XJO – Technical Update

After an 8 year bull market we’re becoming increasingly concerned about equity valuations over the next 3 to 12 month. There are concerning signs in markets and these are starting to show up in the charts.

Many large-cap US stocks are showing a “rolling-over” style technical pattern. Following GE’s earnings result last week, along with recent Chinese export data, we’re getting a sense that risks are building.

We’ve used the recent rally in banks as an opportunity to take profits and re balance portfolio’s towards defensive names. We’re also adding short exposure through index ETF’s over the XJO and S&P500.

Chart – XJO

Chart – GE

 

 

BXB – Algo Short Signal

BXB released a 1H17 trading update which included an FY17 profit warning.

BXB announced that it expects 1H17 constant currency sales and underlying profit growth of only 3%, down from previous forecast of 7 – 10%.

North America Pallets were impacted by both revenue and cost pressures.

We’ve been concerned about BXB’s high PE valuation and low compressed yield. To protect against the risks, we  hedged BXB by approximately 5%, whilst keeping exposure to the upcoming dividend.

At $10.00 we think BXB is a new counter trend buying opportunity and any short exposure or hedging should be closed and new long positions established.

We’ll keep you informed via the blog when this change in directional strategy occurs.

Chart – BXB

S&P 500 Update

The Standard and Poor’s 500 index is a widely followed indicator of the general direction of the US stock market, and by extension, global equity markets.

The reason for the wide following is clear. The S&P 500 comprises 505 common stocks and covers 80% of the American equity market on a capitalization basis.

However, so far this year, the S&P 500 index has had wide intra-day ranges but has gone practically nowhere. It finished the fist week of the year near 2277 and at 2275 in the second. It finished last week near 2274.

The technical indicators are not generating clear signals with the 30-day moving average being tested over the last 4 sessions but not broken.

The prospects of business-friendly policies from the Trump administration may be helping to support the market , while fear that much of the good news has already been discounted in the market has tempered enthusiasm for new buyers.

It’s our view that this indecision pattern will be resolved as the US earnings season moves into its second full week. At this point, the risk remains asymmetrically to the downside on weaker earnings reports, versus the upside potential on better-than-expected reports.

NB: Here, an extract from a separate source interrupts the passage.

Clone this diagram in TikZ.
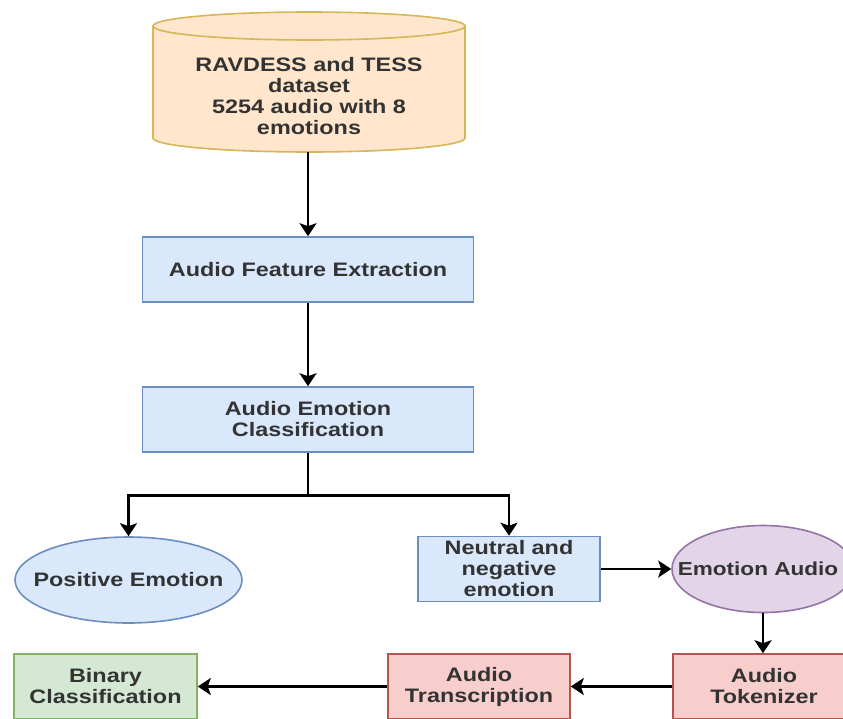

Trading The US Inauguration

This has been a busy week for foreign exchange traders with the USD trading on both sides of the ledger and in wide ranges. With the inauguration of Donald Trump later today, investors appear to be taking defensive positions against the US Dollar. Earlier in the week, Mr Trump was quoted as saying that he thought the USD was too strong and was at a level which hampered US exporters.
Not surprisingly, the USD Index dropped over 150 points on that news flash and is now sitting on support just below 101.00.
Since then, senior Trump advisors have been downplaying those comments by saying they were meant to be directed specifically toward the Chinese Yuan, and not as a general view of the Greenback.
With respect to comments from Donald Trump, the investment community will have to grapple with how to take these seemingly spirited and personal views. Clearly, some of his more strident positions taken during the campaign have been softened, but the market will be subjected to these unannounced twitter and press comments throughout his Presidency.
In the larger picture, of the numerous and complex factors that impact foreign exchange rates, the wishes and desires of elected officials don’t often seem to be particularly important. Our longer-term bullish view for the US Dollar is based on the divergence of monetary policy , the relative health of the US financial system, the domestic interest rate trajectory and the uncertainty of the European election results.
On balance, and in simple terms, we would like to be positioned into the US inauguration with a “Risk-Off” posture. This means looking at long USD positions against the all other G-7 currencies except the JPY, a long bias toward the US Treasuries (lower yields) and short US equities.
The AUD/USD traded about 1% higher on the week as Chinese Inflation and Retail Sales data gave the Aussie a lift. The pair is now pushing against a key resistance level near .7620, which will likely find selling pressure.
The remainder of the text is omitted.